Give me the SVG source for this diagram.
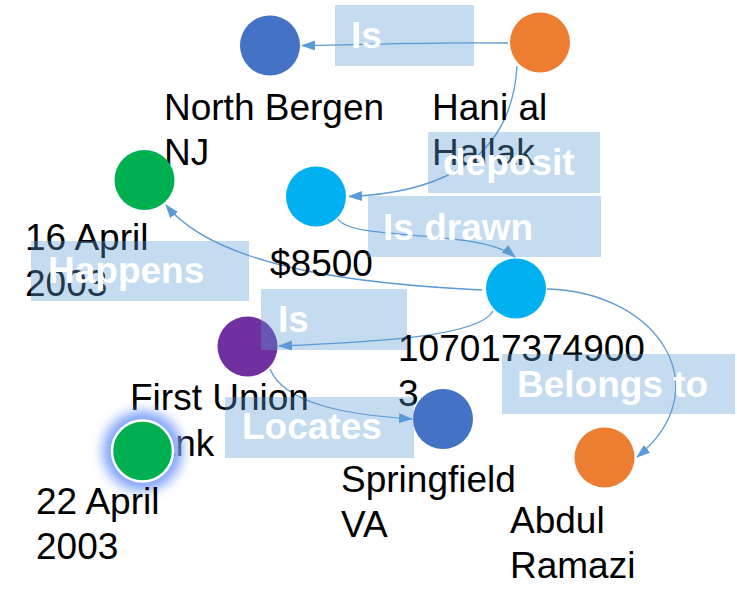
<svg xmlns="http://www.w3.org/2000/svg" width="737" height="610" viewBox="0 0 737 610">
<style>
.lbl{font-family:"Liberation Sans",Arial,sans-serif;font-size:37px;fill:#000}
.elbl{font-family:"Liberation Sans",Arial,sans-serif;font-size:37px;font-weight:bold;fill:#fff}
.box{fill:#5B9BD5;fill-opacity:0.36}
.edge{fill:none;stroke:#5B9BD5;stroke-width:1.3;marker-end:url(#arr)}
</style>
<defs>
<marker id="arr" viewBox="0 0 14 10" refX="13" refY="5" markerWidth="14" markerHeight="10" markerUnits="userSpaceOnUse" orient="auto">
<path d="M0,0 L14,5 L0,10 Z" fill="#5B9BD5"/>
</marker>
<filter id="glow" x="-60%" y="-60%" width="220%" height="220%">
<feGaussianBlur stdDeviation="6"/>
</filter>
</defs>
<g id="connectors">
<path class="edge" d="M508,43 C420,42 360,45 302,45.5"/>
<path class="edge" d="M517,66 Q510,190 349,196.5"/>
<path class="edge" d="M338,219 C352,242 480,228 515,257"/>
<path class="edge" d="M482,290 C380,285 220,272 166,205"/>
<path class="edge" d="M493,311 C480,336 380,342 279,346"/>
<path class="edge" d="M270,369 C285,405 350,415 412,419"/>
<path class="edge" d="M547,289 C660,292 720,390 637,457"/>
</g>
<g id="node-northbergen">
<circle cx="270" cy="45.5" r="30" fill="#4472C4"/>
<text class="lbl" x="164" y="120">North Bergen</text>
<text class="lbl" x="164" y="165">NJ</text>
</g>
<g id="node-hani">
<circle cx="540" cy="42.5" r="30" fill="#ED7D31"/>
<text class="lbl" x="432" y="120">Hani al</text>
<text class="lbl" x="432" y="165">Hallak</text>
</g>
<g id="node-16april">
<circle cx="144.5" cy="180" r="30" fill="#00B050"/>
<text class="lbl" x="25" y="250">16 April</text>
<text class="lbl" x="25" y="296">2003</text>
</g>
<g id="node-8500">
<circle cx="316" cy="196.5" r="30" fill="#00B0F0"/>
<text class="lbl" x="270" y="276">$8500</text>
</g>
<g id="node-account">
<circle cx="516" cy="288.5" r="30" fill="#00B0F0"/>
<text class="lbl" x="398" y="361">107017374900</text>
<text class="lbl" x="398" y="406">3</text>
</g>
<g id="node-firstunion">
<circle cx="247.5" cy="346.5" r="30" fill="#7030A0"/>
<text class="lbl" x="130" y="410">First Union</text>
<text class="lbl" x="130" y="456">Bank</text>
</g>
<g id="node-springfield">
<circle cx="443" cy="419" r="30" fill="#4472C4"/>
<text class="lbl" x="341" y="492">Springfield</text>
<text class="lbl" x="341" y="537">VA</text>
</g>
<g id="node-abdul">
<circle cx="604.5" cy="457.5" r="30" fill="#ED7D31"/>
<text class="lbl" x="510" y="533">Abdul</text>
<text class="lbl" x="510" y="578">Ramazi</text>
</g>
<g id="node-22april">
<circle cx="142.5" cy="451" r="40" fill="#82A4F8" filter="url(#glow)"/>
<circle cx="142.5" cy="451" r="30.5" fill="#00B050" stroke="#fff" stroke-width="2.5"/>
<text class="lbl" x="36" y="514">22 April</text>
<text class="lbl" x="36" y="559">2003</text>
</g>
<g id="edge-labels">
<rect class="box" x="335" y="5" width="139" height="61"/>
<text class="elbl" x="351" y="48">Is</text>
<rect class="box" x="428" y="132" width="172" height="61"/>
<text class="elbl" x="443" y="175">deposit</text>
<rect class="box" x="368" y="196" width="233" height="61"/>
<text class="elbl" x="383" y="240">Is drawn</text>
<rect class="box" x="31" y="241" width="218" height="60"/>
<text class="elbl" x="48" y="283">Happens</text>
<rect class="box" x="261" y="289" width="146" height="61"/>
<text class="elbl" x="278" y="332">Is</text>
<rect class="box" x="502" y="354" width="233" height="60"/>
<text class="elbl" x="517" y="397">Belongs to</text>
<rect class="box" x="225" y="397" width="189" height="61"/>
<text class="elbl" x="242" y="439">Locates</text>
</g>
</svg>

= = = = = = =

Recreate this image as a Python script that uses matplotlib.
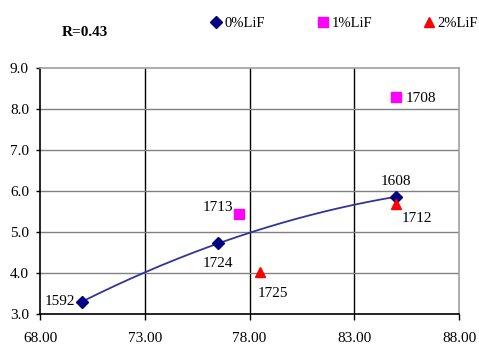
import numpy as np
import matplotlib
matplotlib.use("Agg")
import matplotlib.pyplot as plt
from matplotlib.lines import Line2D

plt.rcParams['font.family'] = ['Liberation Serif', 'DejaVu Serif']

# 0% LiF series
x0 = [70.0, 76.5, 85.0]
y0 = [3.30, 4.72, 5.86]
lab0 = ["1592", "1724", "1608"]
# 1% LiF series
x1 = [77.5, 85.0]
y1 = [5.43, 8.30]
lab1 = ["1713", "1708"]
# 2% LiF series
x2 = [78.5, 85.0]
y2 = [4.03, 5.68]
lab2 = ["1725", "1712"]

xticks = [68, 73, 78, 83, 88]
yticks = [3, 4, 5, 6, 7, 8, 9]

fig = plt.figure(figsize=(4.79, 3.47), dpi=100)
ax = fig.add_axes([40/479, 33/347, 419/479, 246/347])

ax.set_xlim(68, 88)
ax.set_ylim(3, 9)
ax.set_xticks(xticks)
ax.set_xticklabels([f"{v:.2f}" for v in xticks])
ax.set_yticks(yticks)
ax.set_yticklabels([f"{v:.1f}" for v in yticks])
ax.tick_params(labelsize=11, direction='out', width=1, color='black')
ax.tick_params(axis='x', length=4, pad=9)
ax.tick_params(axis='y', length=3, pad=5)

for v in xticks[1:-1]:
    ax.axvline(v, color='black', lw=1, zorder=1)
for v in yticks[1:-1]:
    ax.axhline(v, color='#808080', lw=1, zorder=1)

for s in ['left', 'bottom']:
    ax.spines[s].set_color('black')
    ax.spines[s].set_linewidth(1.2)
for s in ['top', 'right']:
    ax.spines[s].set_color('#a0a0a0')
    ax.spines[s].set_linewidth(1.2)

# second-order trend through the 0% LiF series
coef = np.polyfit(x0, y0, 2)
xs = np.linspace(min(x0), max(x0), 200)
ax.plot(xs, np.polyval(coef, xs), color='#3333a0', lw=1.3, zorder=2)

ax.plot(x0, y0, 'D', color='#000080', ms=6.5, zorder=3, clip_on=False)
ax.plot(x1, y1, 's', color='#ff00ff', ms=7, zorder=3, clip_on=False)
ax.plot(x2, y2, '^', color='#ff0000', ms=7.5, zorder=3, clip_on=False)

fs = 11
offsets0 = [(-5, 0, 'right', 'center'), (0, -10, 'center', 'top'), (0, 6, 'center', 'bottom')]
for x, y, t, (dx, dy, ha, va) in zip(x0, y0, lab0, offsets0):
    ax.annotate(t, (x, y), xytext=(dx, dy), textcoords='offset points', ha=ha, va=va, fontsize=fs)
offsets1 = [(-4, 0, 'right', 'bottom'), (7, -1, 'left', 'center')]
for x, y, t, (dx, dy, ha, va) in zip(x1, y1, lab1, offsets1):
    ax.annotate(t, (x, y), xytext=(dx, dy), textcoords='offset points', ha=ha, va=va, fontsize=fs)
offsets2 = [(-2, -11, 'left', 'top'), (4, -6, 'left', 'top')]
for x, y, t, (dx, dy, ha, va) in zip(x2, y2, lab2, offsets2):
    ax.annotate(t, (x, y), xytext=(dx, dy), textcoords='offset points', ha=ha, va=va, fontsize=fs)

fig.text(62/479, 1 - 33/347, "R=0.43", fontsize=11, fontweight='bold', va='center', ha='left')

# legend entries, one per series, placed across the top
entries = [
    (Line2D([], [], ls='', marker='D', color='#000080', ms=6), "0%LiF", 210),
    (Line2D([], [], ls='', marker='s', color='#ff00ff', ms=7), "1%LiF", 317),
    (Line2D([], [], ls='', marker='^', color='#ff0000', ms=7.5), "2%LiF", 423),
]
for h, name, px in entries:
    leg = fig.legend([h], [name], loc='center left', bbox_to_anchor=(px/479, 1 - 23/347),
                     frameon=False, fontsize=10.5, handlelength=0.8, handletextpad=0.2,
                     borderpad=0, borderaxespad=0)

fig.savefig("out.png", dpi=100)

= = = = = = =

## [REQUIRED TASK]
Copy out exactly the material that runs from the line with "Recreate this image" to the line with "ax = fig.add_axes([40/479, 33/347, 419/479, 246/347])", ends included, and leave the pictures behind.

## [EXERCISE SOLUTION]
Recreate this image as a Python script that uses matplotlib.
import numpy as np
import matplotlib
matplotlib.use("Agg")
import matplotlib.pyplot as plt
from matplotlib.lines import Line2D

plt.rcParams['font.family'] = ['Liberation Serif', 'DejaVu Serif']

# 0% LiF series
x0 = [70.0, 76.5, 85.0]
y0 = [3.30, 4.72, 5.86]
lab0 = ["1592", "1724", "1608"]
# 1% LiF series
x1 = [77.5, 85.0]
y1 = [5.43, 8.30]
lab1 = ["1713", "1708"]
# 2% LiF series
x2 = [78.5, 85.0]
y2 = [4.03, 5.68]
lab2 = ["1725", "1712"]

xticks = [68, 73, 78, 83, 88]
yticks = [3, 4, 5, 6, 7, 8, 9]

fig = plt.figure(figsize=(4.79, 3.47), dpi=100)
ax = fig.add_axes([40/479, 33/347, 419/479, 246/347])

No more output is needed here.